转眼,旧房要重建。临时住所是一个极其简陋的、由大礼堂隔断成十几间的棚户。砖墙裸露,粗席盖着房顶,十几户人家的锅碗瓢盆交响曲,毫无保留地共享着。尤其是爸爸住的那间房子,暗不见天日不说,还是至套间的必经之地。这样一来,爸爸的生活环境可就一下从“人间”降到了“地狱”。

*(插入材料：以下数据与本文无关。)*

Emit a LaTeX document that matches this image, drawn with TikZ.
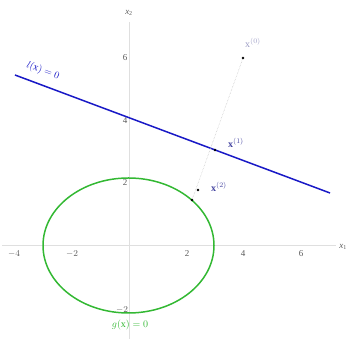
\documentclass[tikz,border=0pt]{standalone}
\usepackage{fontspec}
\setmainfont{Liberation Serif}
\begin{document}
\begin{tikzpicture}[x=1pt,y=1pt,
  axis/.style={draw=gray!25,line width=0.6pt},
  tick/.style={font=\fontsize{9}{10}\selectfont,text=gray!70!black,inner sep=0pt},
  dotpt/.style={circle,fill=black,inner sep=0pt,minimum size=2.6pt},
  ptlab/.style={font=\fontsize{10}{11}\selectfont,text=blue!40!gray!90!black,inner sep=0pt},
  cons/.style={draw=blue!75!black!90!white,line width=1.5pt},
  ineq/.style={draw=green!65!black!80,line width=1.5pt}]
\useasboundingbox (0,0) rectangle (348,347);
% axes
\coordinate (xl) at (2,102);
\coordinate (xr) at (336,102);
\coordinate (yb) at (129,8);
\coordinate (yt) at (129,325);
\draw[axis] (xl) -- (xr);
\draw[axis] (yb) -- (yt);
\node[tick] (ax1) at (343,100) {\textit{x}\textsubscript{1}};
\node[tick] (ax2) at (129,334) {\textit{x}\textsubscript{2}};
% tick labels
\node[tick] (tm4) at (14,93) {$-4$};
\node[tick] (tm2) at (72,93) {$-2$};
\node[tick] (t2) at (187,93) {2};
\node[tick] (t4) at (243,93) {4};
\node[tick] (t6) at (301,93) {6};
\node[tick] (ty6) at (125,289) {6};
\node[tick] (ty4) at (125,226) {4};
\node[tick] (ty2) at (125,164) {2};
\node[tick] (tym2) at (122,37) {$-2$};
% ellipse
\draw[ineq] (128.5,101.5) ellipse [x radius=85.5, y radius=67.5];
\node[font=\fontsize{10}{11}\selectfont,text=green!65!black!80,inner sep=0pt] (glab) at (130,22) {$g(\mathrm{x})=0$};
% constraint line
\coordinate (la) at (15,272);
\coordinate (lb) at (330,154);
\draw[cons] (la) -- (lb);
\node[font=\fontsize{10}{11}\selectfont,text=blue!75!black!90!white,inner sep=0pt,rotate=-20.5] (llab) at (43,276) {$l(\mathrm{x})=0$};
% points
\node[dotpt] (p0) at (243,289) {};
\node[dotpt] (p1) at (215,197) {};
\node[dotpt] (p2) at (198,157) {};
\node[dotpt] (p3) at (192,147) {};
\draw[gray!50,densely dotted,line width=0.5pt] (p0) -- (p3);
\node[ptlab,text=blue!25!gray!60] (l0) at (253,304) {$\mathrm{x}^{(0)}$};
\node[ptlab] (l1) at (236,204) {$\mathbf{x}^{(1)}$};
\node[ptlab] (l2) at (219,160) {$\mathbf{x}^{(2)}$};
\end{tikzpicture}
\end{document}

可自打搬进“七十二家房客”,父亲的生活就彻彻底底换位了。笔墨书砚全封存,那些永远也看不完的书籍被分成几大箱藏到阁楼上去了。每日只是做好香喷喷的饭菜,候着上班、上学的我们。接下来的几年里,父亲就是这样日复一日地履行他炊事员的职责。他的几道拿手菜红烧肉、爆炒青蛙、红烧鳝鱼、青椒炒毛花鱼、白茄子、饭上蒸腊鱼,至今怎么也无以替代。如果说爸爸做学问是精益求精,那么生活态度也是一丝不苟。出自他手的饭菜是色、香、味俱全。试想,一个缝被子都要用尺子量的人,还能允许出自自己手的任何作品有半点瑕疵吗?

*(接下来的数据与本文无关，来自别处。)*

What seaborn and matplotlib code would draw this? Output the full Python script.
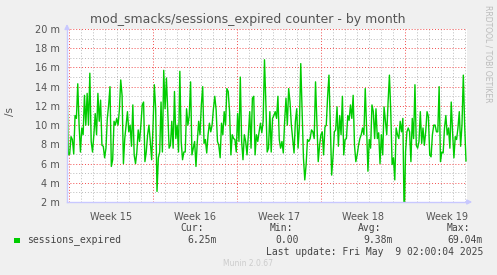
import numpy as np
import pandas as pd
import matplotlib
matplotlib.use("Agg")
import matplotlib.pyplot as plt
import matplotlib.dates as mdates
from matplotlib.ticker import FixedLocator, MultipleLocator, NullFormatter
from matplotlib.patches import Rectangle
import seaborn as sns

# ---------------- data ----------------
title = "mod_smacks/sessions_expired counter - by month"
series_name = "sessions_expired"
y_label = "/s"

values = [
    14.0, 6.9, 7.0, 8.8, 8.5, 7.0, 11.0, 10.7, 14.3, 10.0, 7.2, 9.7, 9.0, 13.1, 10.0, 13.3,
    10.0, 15.4, 8.3, 7.2, 9.0, 11.2, 9.0, 13.3, 10.4, 12.6, 7.9, 7.8, 6.6, 7.6, 10.7, 12.1,
    14.0, 5.7, 6.4, 10.4, 10.0, 10.7, 10.0, 11.6, 14.7, 13.1, 6.0, 8.6, 10.0, 11.4, 9.3, 10.0,
    7.8, 12.1, 6.9, 6.0, 7.2, 9.5, 8.3, 10.0, 12.1,
    12.4, 6.2, 7.2, 9.0, 10.0, 8.3, 6.4, 9.7, 14.2, 11.7, 3.1, 6.6, 7.2, 12.4, 7.2, 15.7,
    11.7, 14.9, 11.4, 7.6, 7.9, 10.4, 7.6, 13.5, 8.6, 10.0, 7.2, 15.6, 8.3, 6.4, 7.2, 7.2,
    11.7, 10.0, 11.0, 14.5, 6.9, 7.6, 8.3, 5.7, 8.3, 10.4, 9.0, 12.1, 14.0, 8.1, 8.5, 7.1,
    9.0, 10.2, 9.3, 10.0, 11.7, 13.0, 11.6, 8.3, 7.9, 6.6, 10.2, 9.0, 11.4,
    10.0, 13.8, 13.5, 11.4, 6.9, 9.0, 8.6, 8.5, 7.2, 11.2, 8.3, 15.0, 8.3, 6.4, 9.0, 8.3,
    6.9, 9.0, 11.4, 7.6, 12.8, 13.0, 6.9, 9.0, 8.3, 9.3, 10.2, 9.2, 10.4, 16.8, 12.4, 7.2,
    7.6, 11.4, 7.2, 10.7, 11.0, 11.4, 10.7, 13.0, 8.5, 7.6, 8.3, 7.1, 10.4, 12.8, 10.0, 13.8,
    12.4, 10.0, 8.5, 7.1, 10.4, 11.7, 7.6, 10.0, 16.4, 11.4, 6.6, 4.3, 5.9, 8.5, 8.3, 8.6, 9.5,
    9.3, 8.6, 14.5, 10.5, 6.2, 7.9, 9.0, 9.3, 6.9, 9.8, 10.0, 13.0, 15.2, 10.0, 4.8, 6.7,
    9.3, 9.5, 11.9, 7.8, 11.0, 9.0, 13.0, 6.9, 8.5, 8.6, 11.0, 10.5, 12.1, 10.7, 13.1, 7.9,
    6.2, 6.9, 7.9, 8.6, 9.0, 9.7, 9.0, 13.8, 9.7, 5.2, 8.5, 7.6, 12.1, 11.4, 8.6, 11.7,
    8.6, 9.2, 6.0, 9.0, 6.9, 11.9, 10.4, 9.0, 12.4, 15.2, 11.4, 5.9, 6.6, 4.3, 9.7, 9.0, 8.6,
    10.4, 9.3, 10.7, 0.0, 7.2, 9.3, 9.7, 9.3, 6.2, 10.7, 8.6, 14.2, 7.9, 7.6, 8.3, 11.4,
    8.1, 9.7, 7.9, 9.3, 11.4, 10.9, 6.9, 6.7, 9.0, 10.0, 10.0, 9.3, 9.3, 14.0, 6.2, 7.2,
    7.1, 9.7, 11.0, 9.0, 9.7, 7.6, 12.4, 9.3, 6.6, 8.8, 8.5, 9.7, 11.4, 7.8, 10.0, 15.2,
    10.0, 6.25,
]

y_ticks = [2, 4, 6, 8, 10, 12, 14, 16, 18, 20]
y_tick_labels = [f"{v} m" for v in y_ticks]
week_labels = ["Week 15", "Week 16", "Week 17", "Week 18", "Week 19"]
week_starts = ["2025-04-06", "2025-04-13", "2025-04-20", "2025-04-27", "2025-05-04"]
stat_headers = ["Cur:", "Min:", "Avg:", "Max:"]
stat_values = ["6.25m", "0.00", "9.38m", "69.04m"]
last_update = "Last update: Fri May  9 02:00:04 2025"
footer = "Munin 2.0.67"
side_text = "RRDTOOL / TOBI OETIKER"

start = pd.Timestamp("2025-04-05 20:36")
span_hours = 800
data_hours = 798

# ---------------- figure ----------------
sns.set_style("white")
plt.rcParams['font.family'] = ['DejaVu Sans']

fig = plt.figure(figsize=(4.97, 2.75), dpi=100, facecolor="#F0F0F0")
W, H = 497, 275
ax = fig.add_axes([67 / W, 1 - 202 / H, 400 / W, 173 / H])
ax.set_facecolor("white")

times = pd.date_range(start, start + pd.Timedelta(hours=data_hours), periods=len(values))
df = pd.DataFrame({"time": times, "value": values})
sns.lineplot(data=df, x="time", y="value", ax=ax, color="#00CC00", linewidth=1.0)

ax.set_xlim(start, start + pd.Timedelta(hours=span_hours))
ax.set_ylim(y_ticks[0], y_ticks[-1])

# grid
ax.xaxis.set_major_locator(mdates.WeekdayLocator(byweekday=mdates.SU))
ax.xaxis.set_minor_locator(mdates.DayLocator())
ax.xaxis.set_major_formatter(NullFormatter())
ax.yaxis.set_major_locator(FixedLocator(y_ticks))
ax.set_yticklabels(y_tick_labels)
ax.yaxis.set_minor_locator(MultipleLocator(1))

ax.grid(which="minor", color="#BBBBBB", linestyle=(0, (1, 2)), linewidth=0.7)
ax.grid(which="major", color=(0.95, 0.3, 0.3, 0.6), linestyle=(0, (1, 2)), linewidth=0.7)
ax.set_axisbelow(True)

ax.tick_params(axis="both", which="major", color=(0.95, 0.3, 0.3, 0.8), length=4,
               direction="inout", width=0.7)
ax.tick_params(axis="both", which="minor", color="#AAAAAA", length=3,
               direction="inout", width=0.7)
ax.tick_params(axis="y", labelsize=7, labelcolor="#555555", pad=3)
ax.tick_params(axis="x", labelbottom=False)
ax.set_xlabel("")
ax.set_ylabel("")

for s in ["top", "right"]:
    ax.spines[s].set_visible(False)
for s in ["left", "bottom"]:
    ax.spines[s].set_color("#C8C8FF")
    ax.spines[s].set_linewidth(1.0)

# axis arrows
ax.annotate("", xy=(0, 1.045), xytext=(0, 0.99), xycoords="axes fraction",
            arrowprops=dict(arrowstyle="-|>", color="#C8C8FF", lw=1, mutation_scale=7),
            annotation_clip=False)
ax.annotate("", xy=(1.02, 0), xytext=(0.99, 0), xycoords="axes fraction",
            arrowprops=dict(arrowstyle="-|>", color="#C8C8FF", lw=1, mutation_scale=7),
            annotation_clip=False)

# week labels centred in each week
trans = ax.get_xaxis_transform()
for ws, lab in zip(week_starts, week_labels):
    mid = pd.Timestamp(ws) + pd.Timedelta(hours=84)
    ax.text(mdates.date2num(mid), -0.06, lab, transform=trans, ha="center", va="top",
            fontsize=7, color="#555555", clip_on=False)

# texts
fig.text(248 / W, 1 - 19.5 / H, title, ha="center", va="center", fontsize=9, color="#555555")
fig.text(10 / W, 1 - 112 / H, y_label, ha="center", va="center", rotation=90,
         fontsize=7.5, color="#555555")
fig.text(488 / W, 1 - 5 / H, side_text, ha="center", va="top", rotation=270,
         fontsize=5.5, color="#BBBBBB")

mono = "DejaVu Sans Mono"
fig.patches.append(Rectangle((14 / W, 1 - 243 / H), 5.5 / W, 5 / H, transform=fig.transFigure,
                             facecolor="#00CC00", edgecolor="none"))
fig.text(27 / W, 1 - 240 / H, series_name, ha="left", va="center", fontsize=7,
         family=mono, color="#444444")
hdr_right = [204, 293, 381, 470]
val_right = [217, 299, 393, 483]
for h, xr in zip(stat_headers, hdr_right):
    fig.text(xr / W, 1 - 228 / H, h, ha="right", va="center", fontsize=7, family=mono,
             color="#444444")
for v, xr in zip(stat_values, val_right):
    fig.text(xr / W, 1 - 240 / H, v, ha="right", va="center", fontsize=7, family=mono,
             color="#444444")
fig.text(483 / W, 1 - 252 / H, last_update, ha="right", va="center", fontsize=7,
         family=mono, color="#444444")
fig.text(248 / W, 1 - 264 / H, footer, ha="center", va="center", fontsize=5.5,
         color="#CCCCCC")

fig.savefig("out.png", dpi=100, facecolor=fig.get_facecolor())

我们在父亲的精心喂养下健康地成长着。父亲也在他的付出中享受着这份成长的过程。这过程替代了以书为伴,替代了吟诗填词,替代了笔墨丹青。作为女儿,我们最能体恤的是父母的年迈,最欣慰的是回家后,饭桌上与父亲推心置腹地交谈。那时吃饭便成了我们父女畅谈的得意时机。为此,经常遭到妈妈的数落:“没见过这样的父女,饭都塞不住嘴。” 是的,爸爸与我们毫无代沟,就连我们姊妹的同学也分享着这份与父亲交流的快乐。父亲就像一本百科全书,他的知识好像取之不尽、用之不绝。无怪乎,我们要好的同学总结道:“听君一席话,胜读十年书啊!”

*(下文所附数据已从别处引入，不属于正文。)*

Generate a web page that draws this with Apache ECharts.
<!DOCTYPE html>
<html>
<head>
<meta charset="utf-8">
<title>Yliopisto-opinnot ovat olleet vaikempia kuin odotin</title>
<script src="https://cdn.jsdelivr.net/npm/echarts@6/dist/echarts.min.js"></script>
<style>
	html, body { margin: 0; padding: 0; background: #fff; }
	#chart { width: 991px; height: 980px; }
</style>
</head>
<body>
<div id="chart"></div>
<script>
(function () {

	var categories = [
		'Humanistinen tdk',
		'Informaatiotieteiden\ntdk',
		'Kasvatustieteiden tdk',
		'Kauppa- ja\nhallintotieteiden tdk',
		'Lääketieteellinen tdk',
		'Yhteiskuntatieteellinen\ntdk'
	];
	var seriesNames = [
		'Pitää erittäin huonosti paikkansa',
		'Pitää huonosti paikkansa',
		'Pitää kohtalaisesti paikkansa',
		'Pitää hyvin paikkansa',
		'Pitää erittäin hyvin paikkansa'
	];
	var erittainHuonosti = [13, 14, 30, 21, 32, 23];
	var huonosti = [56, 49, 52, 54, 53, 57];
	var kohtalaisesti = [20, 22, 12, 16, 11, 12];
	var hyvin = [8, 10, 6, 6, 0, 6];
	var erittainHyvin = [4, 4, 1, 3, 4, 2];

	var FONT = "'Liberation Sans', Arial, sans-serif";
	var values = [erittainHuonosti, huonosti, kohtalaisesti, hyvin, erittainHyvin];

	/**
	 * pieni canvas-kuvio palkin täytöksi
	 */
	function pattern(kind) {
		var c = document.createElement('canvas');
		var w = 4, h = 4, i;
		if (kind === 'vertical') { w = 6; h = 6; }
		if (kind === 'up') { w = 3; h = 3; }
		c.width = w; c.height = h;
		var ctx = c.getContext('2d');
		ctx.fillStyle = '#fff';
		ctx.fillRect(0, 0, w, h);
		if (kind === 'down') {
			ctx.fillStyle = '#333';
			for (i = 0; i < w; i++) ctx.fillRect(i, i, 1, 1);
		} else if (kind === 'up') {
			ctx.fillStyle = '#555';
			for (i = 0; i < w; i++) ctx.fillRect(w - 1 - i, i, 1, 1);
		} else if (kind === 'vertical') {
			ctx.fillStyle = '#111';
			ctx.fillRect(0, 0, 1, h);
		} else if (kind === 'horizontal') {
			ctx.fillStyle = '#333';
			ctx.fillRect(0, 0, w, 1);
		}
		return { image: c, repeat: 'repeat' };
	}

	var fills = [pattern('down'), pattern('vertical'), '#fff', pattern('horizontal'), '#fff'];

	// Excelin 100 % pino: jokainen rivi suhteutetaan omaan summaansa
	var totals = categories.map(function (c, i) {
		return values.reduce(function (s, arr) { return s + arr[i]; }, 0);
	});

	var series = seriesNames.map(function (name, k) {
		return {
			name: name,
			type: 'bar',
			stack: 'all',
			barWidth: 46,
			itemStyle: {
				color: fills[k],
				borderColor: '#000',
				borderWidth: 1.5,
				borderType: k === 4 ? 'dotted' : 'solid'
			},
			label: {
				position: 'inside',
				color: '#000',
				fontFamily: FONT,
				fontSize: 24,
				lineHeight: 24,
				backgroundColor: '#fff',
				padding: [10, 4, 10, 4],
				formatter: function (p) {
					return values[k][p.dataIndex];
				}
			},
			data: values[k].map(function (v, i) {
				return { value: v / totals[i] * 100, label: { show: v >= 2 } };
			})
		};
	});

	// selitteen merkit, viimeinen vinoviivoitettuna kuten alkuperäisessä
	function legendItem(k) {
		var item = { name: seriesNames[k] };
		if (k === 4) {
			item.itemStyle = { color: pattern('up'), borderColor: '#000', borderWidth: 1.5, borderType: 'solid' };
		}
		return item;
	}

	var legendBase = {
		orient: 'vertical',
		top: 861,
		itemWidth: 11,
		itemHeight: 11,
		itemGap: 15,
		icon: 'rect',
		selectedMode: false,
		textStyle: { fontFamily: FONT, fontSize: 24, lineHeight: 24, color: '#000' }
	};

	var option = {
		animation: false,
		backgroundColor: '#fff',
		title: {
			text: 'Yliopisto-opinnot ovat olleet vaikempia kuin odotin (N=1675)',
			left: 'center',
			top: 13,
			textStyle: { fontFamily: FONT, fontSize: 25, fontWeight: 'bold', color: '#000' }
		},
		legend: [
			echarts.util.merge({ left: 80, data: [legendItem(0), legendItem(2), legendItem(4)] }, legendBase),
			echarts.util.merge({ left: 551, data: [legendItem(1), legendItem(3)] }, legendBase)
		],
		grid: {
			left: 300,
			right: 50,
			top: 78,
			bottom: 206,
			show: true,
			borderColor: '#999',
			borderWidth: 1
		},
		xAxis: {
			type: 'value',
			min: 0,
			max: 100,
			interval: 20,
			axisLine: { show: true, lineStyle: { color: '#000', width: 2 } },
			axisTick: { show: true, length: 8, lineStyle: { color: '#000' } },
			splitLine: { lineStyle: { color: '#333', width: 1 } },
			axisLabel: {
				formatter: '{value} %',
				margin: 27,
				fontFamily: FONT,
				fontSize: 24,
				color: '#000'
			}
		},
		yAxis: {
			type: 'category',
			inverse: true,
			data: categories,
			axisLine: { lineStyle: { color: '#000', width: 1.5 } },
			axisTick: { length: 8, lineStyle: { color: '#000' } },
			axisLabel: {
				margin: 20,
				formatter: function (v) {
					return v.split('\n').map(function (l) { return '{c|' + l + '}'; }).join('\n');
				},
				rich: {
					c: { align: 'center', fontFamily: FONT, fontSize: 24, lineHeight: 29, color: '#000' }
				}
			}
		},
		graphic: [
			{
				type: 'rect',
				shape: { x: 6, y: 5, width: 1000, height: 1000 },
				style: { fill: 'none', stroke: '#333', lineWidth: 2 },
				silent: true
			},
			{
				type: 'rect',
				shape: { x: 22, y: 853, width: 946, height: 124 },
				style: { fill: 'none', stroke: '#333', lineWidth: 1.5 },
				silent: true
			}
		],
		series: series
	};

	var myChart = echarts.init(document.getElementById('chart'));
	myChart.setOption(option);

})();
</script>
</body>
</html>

说来不相信,在学习方面,父亲对我们从来就没什么要求,也不过问我们的学习。在他眼里,学习纯属自己的事,无需督促管教。我们之间不存在教与被教的关系,只有平等的交流与聆听。拿现在的话讲,就是给我们一个自由自在的幸福童年。这点,我们这个年代的父母是绝对做不到的,至少我没做到。为此我不得不感叹父亲思想前卫!
总而言之,我们的父亲,博学而不恃才傲物,健谈而不浮夸,有傲骨绝无傲气,儒雅而不失大度,给予人的多,索取人的少。他淡薄名利,坦坦荡荡,一身正气。父女一场,爱在不言中。